Given that it was hosed and nobody was taking me seriously, I just pulled the plug on the whole (brand new) environment. It had only just gone online that evening, and could stay offline another day or two until someone actually figured out what was going on.

That is exactly what happened. I sat on that disable from Thursday until Tuesday when someone finally cracked the problem. It took a lot of escalating and poking of manager types to get a fresh set of eyes on the problem who would not discount me out of hand.

That's when they noticed something I could not see from my vantage point as end-user on the network: the routers, for some reason, did not have an entry in their forwarding tables for the IPv6 addresses for the slowpoke hosts. Every other host on a rack would be there as you would expect, but for some reason a couple of them would get corrupted or otherwise would disappear.

As they explained to me later, when this happened, the usual "fast path" forwarding through the router broke down. It would have to look at the packet with the general-purpose CPU on the switch, which would then figure out where to send it, and the packet would go on its way. Trouble is, there's no way that path could handle line speed routing of these packets. It was supposed to populate the forwarding table at which point the ASICs would handle it on the fast path, but that never happened.

When we sent enough traffic, the CPU simply couldn't keep up, and the packets would be dropped. This would happen naturally as the machines received normal traffic, and so it introduced our problem.

Short term, the solution was to poke the switches and flush the forwarding tables used by the ASICs. This got them to re-establish everything, including the one for the trouble spots. They all went back to operating at line speed for all traffic, inside and out.
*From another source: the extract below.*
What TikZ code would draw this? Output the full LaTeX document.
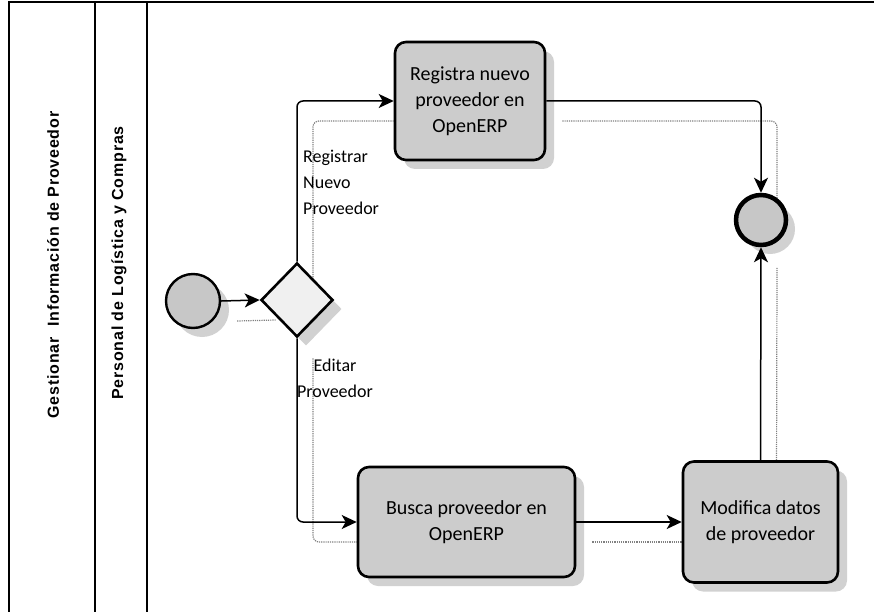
\documentclass[tikz,border=0pt]{standalone}
\usepackage{fontspec}
\setmainfont{Carlito}
\newfontfamily\lanefont[LetterSpace=5.0]{Liberation Sans}
\usetikzlibrary{shapes.geometric,arrows.meta,shadows,backgrounds}

\tikzset{
  frameline/.style={line width=2pt},
  boxshadow/.style={drop shadow={shadow xshift=9pt, shadow yshift=-9pt, fill=black!18, opacity=1}},
  taskbox/.style={draw, line width=2.6pt, rounded corners=11pt, fill=black!20,
    align=center, inner sep=4pt, font=\fontsize{20}{26}\selectfont, boxshadow},
  startev/.style={draw, circle, line width=2.4pt, fill=black!22, minimum size=54pt, inner sep=0pt, boxshadow},
  endev/.style={draw, circle, line width=4.5pt, fill=black!22, minimum size=50pt, inner sep=0pt, boxshadow},
  gate/.style={draw, diamond, line width=2.6pt, fill=black!6, minimum width=72pt, minimum height=74pt, inner sep=0pt, boxshadow},
  flow/.style={line width=1.5pt, rounded corners=6pt, -{Stealth[length=15pt,width=14pt,inset=4pt]}},
  flowshadow/.style={densely dotted, line width=1.2pt, black!50, rounded corners=6pt,
    transform canvas={xshift=16pt, yshift=-20pt}},
  lanetext/.style={rotate=90, font=\lanefont\bfseries\fontsize{16}{19}\selectfont},
  flowlabel/.style={font=\fontsize{18}{26}\selectfont, inner sep=0pt}
}

\begin{document}
\begin{tikzpicture}[x=1pt, y=-1pt]
  \useasboundingbox (0,0) rectangle (874,612);

  % pool and lane frame
  \draw[frameline] (874,2) -- (9,2) -- (9,612);
  \draw[frameline] (95,2) -- (95,612);
  \draw[frameline] (147,2) -- (147,612);
  \node[lanetext] (pool) at (53,265) {Gestionar\ \ Información de Proveedor};
  \node[lanetext] (lane) at (119,263) {Personal de Logística y Compras};

  % events, gateway and tasks
  \node[startev] (start) at (193,301) {};
  \node[gate] (gw) at (297,300) {};
  \node[taskbox, minimum width=150pt, minimum height=118pt] (t1) at (470,101)
    {Registra nuevo\\proveedor en\\OpenERP};
  \node[taskbox, minimum width=217pt, minimum height=110pt] (t2) at (466.5,522)
    {Busca proveedor en\\OpenERP};
  \node[taskbox, minimum width=155pt, minimum height=121pt] (t3) at (760.5,522)
    {Modifica datos\\de proveedor};
  \node[endev] (end) at (761,220) {};

  % dotted shadows of the sequence flows, behind the shapes
  \begin{scope}[on background layer]
    \draw[flowshadow] (start.east) -- (gw.west);
    \draw[flowshadow] (gw.north) |- (t1.west);
    \draw[flowshadow] (gw.south) |- (t2.west);
    \draw[flowshadow] (t2.east) -- (t3.west);
    \draw[flowshadow] (t1.east) -| (end.north);
    \draw[flowshadow] (t3.north) -- (end.south);
  \end{scope}

  % sequence flows
  \draw[flow] (start.east) -- (gw.west);
  \draw[flow] (gw.north) |- (t1.west);
  \draw[flow] (gw.south) |- (t2.west);
  \draw[flow] (t2.east) -- (t3.west);
  \draw[flow] (t1.east) -| (end.north);
  \draw[flow] (t3.north) -- (end.south);

  % gateway branch labels
  \node[flowlabel, anchor=north west, align=left] (lblnew) at (303,150)
    {Registrar\\Nuevo\\Proveedor};
  \node[flowlabel, anchor=north, align=center] (lbledit) at (335,359)
    {Editar\\Proveedor};
\end{tikzpicture}
\end{document}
The next step was to set something up to keep tabs on the syslog on these routing switches. Apparently, when the forwarding table had this issue, it would emit some kind of warning in the log. By watching for it, you could automate a flush of the cache to get things going again.

This was majorly crappy, but it did get the environment back on its feet, and it was able to be re-enabled after several days sitting there doing exactly nothing (and wasting tons of money, no doubt).

The long term solution did involve yelling at the vendor and getting them to fix their corruption issue.

Lessons learned:

Pay attention to ssh lag, even if it seems minor, particularly if it's only jittery and only to the bad box and not to the others.

Think through the paths involved for the traffic. If some paths are slow and others are not, it's probably something to do with the paths and not the end device.

Find ways to try multiple paths to the same end device to prove out the last item. Otherwise, how can you be sure?

Don't accept the status quo when you report a problem and they blow you off. If you're sure it's there, don't doubt yourself. If you've practiced solid scientific methods and have a decent argument backed by data, stay on that thing until someone has to deal with you (and it).

Finally, when the last item stops working, and you start getting in trouble for it, leave the company behind.